-- Set task --
Line by line, repeat the data below exactly, beginning at the first line and ending at the line with "below=13pt of haeuf]". Omit pictures.

-- Supplied data --
◇ ◇ ◇
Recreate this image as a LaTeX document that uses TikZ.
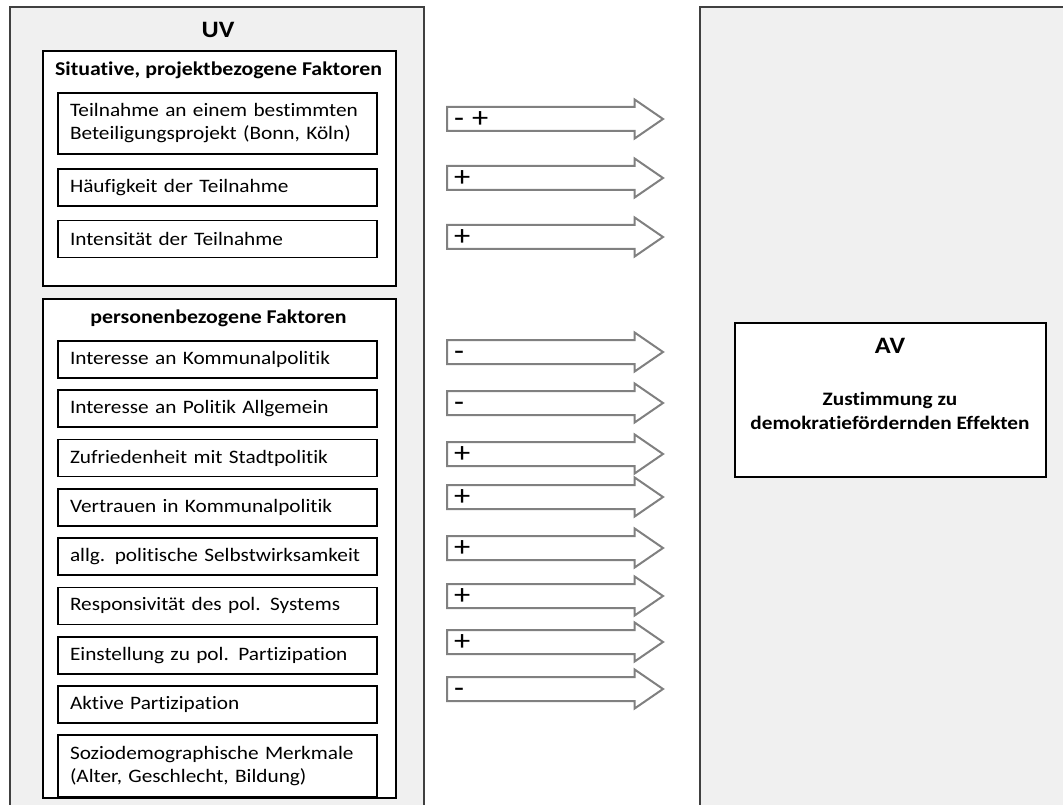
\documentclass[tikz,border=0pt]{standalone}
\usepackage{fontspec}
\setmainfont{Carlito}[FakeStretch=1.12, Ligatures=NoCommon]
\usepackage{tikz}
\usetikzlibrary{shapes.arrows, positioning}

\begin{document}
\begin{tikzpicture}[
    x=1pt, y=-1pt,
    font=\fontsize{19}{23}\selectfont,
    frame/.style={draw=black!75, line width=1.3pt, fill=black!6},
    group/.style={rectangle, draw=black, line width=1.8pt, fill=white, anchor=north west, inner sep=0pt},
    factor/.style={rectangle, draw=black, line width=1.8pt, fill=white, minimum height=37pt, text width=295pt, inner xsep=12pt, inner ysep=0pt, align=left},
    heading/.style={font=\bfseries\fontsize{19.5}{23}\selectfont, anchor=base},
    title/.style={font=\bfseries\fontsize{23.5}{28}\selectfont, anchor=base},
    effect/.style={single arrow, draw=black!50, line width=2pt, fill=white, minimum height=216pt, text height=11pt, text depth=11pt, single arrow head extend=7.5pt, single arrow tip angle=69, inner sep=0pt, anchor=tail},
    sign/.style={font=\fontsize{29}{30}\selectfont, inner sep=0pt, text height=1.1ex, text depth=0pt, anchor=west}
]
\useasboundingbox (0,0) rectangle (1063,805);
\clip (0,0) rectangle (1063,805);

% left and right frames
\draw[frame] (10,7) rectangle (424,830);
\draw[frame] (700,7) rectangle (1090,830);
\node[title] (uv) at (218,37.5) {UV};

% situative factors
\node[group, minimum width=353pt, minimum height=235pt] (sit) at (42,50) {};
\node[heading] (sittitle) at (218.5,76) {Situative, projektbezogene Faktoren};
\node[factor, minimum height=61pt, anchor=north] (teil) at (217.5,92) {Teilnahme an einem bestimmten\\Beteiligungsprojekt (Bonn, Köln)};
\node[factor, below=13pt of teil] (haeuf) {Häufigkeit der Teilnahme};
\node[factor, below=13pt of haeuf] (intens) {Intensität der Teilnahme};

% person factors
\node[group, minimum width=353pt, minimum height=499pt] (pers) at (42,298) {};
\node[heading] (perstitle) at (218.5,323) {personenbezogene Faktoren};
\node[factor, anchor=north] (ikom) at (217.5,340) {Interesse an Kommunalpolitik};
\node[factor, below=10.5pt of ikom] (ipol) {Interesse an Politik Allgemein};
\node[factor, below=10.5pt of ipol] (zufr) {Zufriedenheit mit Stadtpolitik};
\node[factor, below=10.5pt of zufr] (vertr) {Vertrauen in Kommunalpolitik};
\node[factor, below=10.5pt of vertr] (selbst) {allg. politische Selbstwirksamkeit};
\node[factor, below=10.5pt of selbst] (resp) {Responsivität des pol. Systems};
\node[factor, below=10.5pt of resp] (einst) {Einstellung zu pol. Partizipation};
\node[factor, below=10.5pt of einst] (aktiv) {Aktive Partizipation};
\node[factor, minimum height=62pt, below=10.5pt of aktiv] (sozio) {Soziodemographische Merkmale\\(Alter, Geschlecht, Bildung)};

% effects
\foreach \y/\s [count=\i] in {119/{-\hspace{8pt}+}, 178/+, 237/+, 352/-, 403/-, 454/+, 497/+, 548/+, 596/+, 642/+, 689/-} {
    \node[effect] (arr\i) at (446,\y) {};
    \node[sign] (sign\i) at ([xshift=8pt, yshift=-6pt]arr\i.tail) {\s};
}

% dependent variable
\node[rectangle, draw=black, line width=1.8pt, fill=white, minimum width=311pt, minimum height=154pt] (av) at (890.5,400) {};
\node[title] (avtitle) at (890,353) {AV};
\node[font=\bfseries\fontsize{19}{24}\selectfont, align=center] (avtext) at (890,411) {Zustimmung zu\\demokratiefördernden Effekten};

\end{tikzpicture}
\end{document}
◇ ◇ ◇
-- Result of the task --
Recreate this image as a LaTeX document that uses TikZ.
\documentclass[tikz,border=0pt]{standalone}
\usepackage{fontspec}
\setmainfont{Carlito}[FakeStretch=1.12, Ligatures=NoCommon]
\usepackage{tikz}
\usetikzlibrary{shapes.arrows, positioning}

\begin{document}
\begin{tikzpicture}[
    x=1pt, y=-1pt,
    font=\fontsize{19}{23}\selectfont,
    frame/.style={draw=black!75, line width=1.3pt, fill=black!6},
    group/.style={rectangle, draw=black, line width=1.8pt, fill=white, anchor=north west, inner sep=0pt},
    factor/.style={rectangle, draw=black, line width=1.8pt, fill=white, minimum height=37pt, text width=295pt, inner xsep=12pt, inner ysep=0pt, align=left},
    heading/.style={font=\bfseries\fontsize{19.5}{23}\selectfont, anchor=base},
    title/.style={font=\bfseries\fontsize{23.5}{28}\selectfont, anchor=base},
    effect/.style={single arrow, draw=black!50, line width=2pt, fill=white, minimum height=216pt, text height=11pt, text depth=11pt, single arrow head extend=7.5pt, single arrow tip angle=69, inner sep=0pt, anchor=tail},
    sign/.style={font=\fontsize{29}{30}\selectfont, inner sep=0pt, text height=1.1ex, text depth=0pt, anchor=west}
]
\useasboundingbox (0,0) rectangle (1063,805);
\clip (0,0) rectangle (1063,805);

% left and right frames
\draw[frame] (10,7) rectangle (424,830);
\draw[frame] (700,7) rectangle (1090,830);
\node[title] (uv) at (218,37.5) {UV};

% situative factors
\node[group, minimum width=353pt, minimum height=235pt] (sit) at (42,50) {};
\node[heading] (sittitle) at (218.5,76) {Situative, projektbezogene Faktoren};
\node[factor, minimum height=61pt, anchor=north] (teil) at (217.5,92) {Teilnahme an einem bestimmten\\Beteiligungsprojekt (Bonn, Köln)};
\node[factor, below=13pt of teil] (haeuf) {Häufigkeit der Teilnahme};
\node[factor, below=13pt of haeuf] (intens) {Intensität der Teilnahme};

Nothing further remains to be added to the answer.